Thus starts the title for Roger Bootle's regular Monday morning piece in the DT but it goes on to add, "but not while they're trapped in this rickety eurozone. His piece contains a surprising amount of common sense for an economist, "Debt problems are usually helped by inflation and made worse by deflation" is the truest and most memorable but he also notes that as an economy moves into deflation the real rate of interest rises as interest rates cannot be negative.

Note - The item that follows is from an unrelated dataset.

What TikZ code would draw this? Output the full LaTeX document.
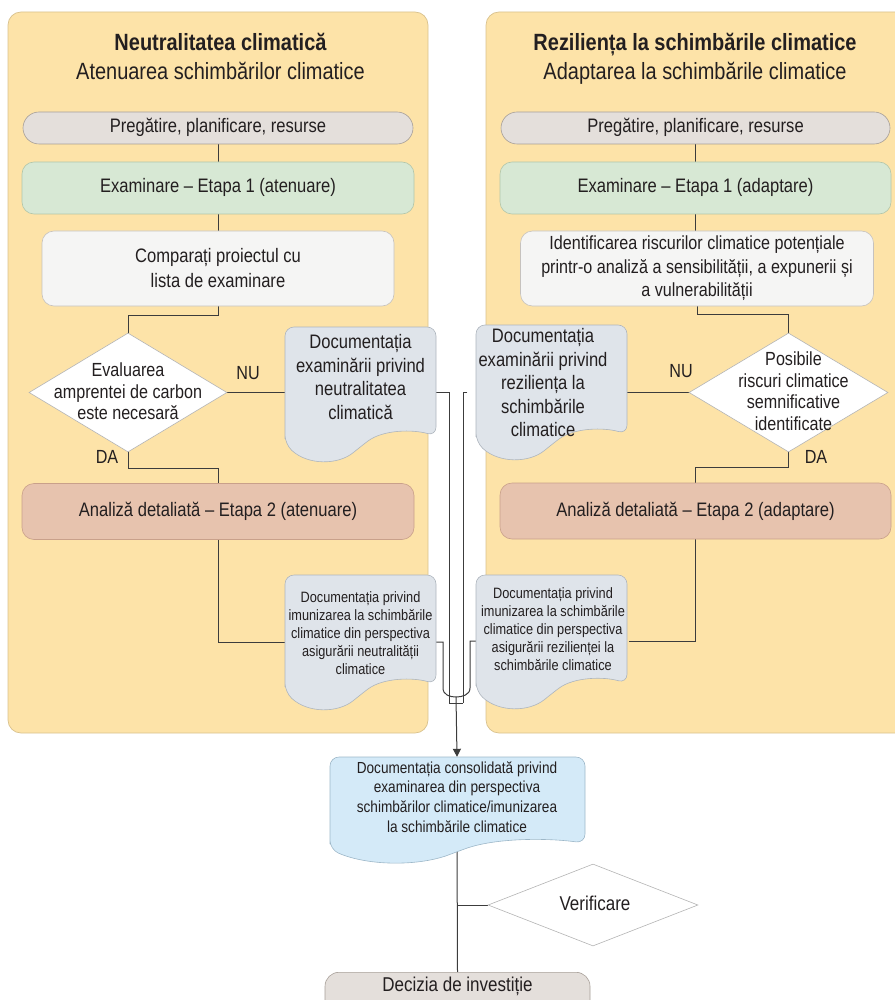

Meanwhile in Euroland Mm Lagarde is mangling Churchill by saying, ""We are in the middle of the beginning of the end." The financial powers that be in Euroland, J C Trichet et al, believe the publication of their positive stress test results for EU banks will restore confidence and lending by banks and slowly things will improve as they did in the US following their publication of bank stress test results. It really all depends on how much Eurozone sovereign default risk is included in the tests. Even to admit such risk is significant is anathema to Brussels. But not to include it is unacceptable to the markets who recognise that the Eurozone's problem overall is a sovereign debt not a banking crisis. There are numerous PIIGS banks looking dodgy but they are not Lehmans.
Bootle correctly links the debt problems to lack of competitiveness of the PIGGS economies compared with other Euroland economies principally Germany and he goes on to list some unpalatable choices for Euroland:
1. Higher rates of inflation in Germany would make lower rates of inflation easier in Club Med
2. Default by some or all of the PIGGS inevitably leading to them leaving the eurozone
3. Germany leaves the Eurozone
The EU politicians will continue to try and push water up the hill but inevitably they will start to lose the battle and have to reach for their nuclear option of full fiscal and political union, the Fourth Reich final soluition to the EU problems you might say. This will take place against a backdrop of major civil unrest, riots, strikes death on the streets in Club Med land as the EU/IMF cuts start to bite. We will see the same thing here in the UK.
Something has to give soon in the Eurozone as currently constituted. Now does anyone know what that octopus Paul is doing this week or have the Dutch turned him into calamari.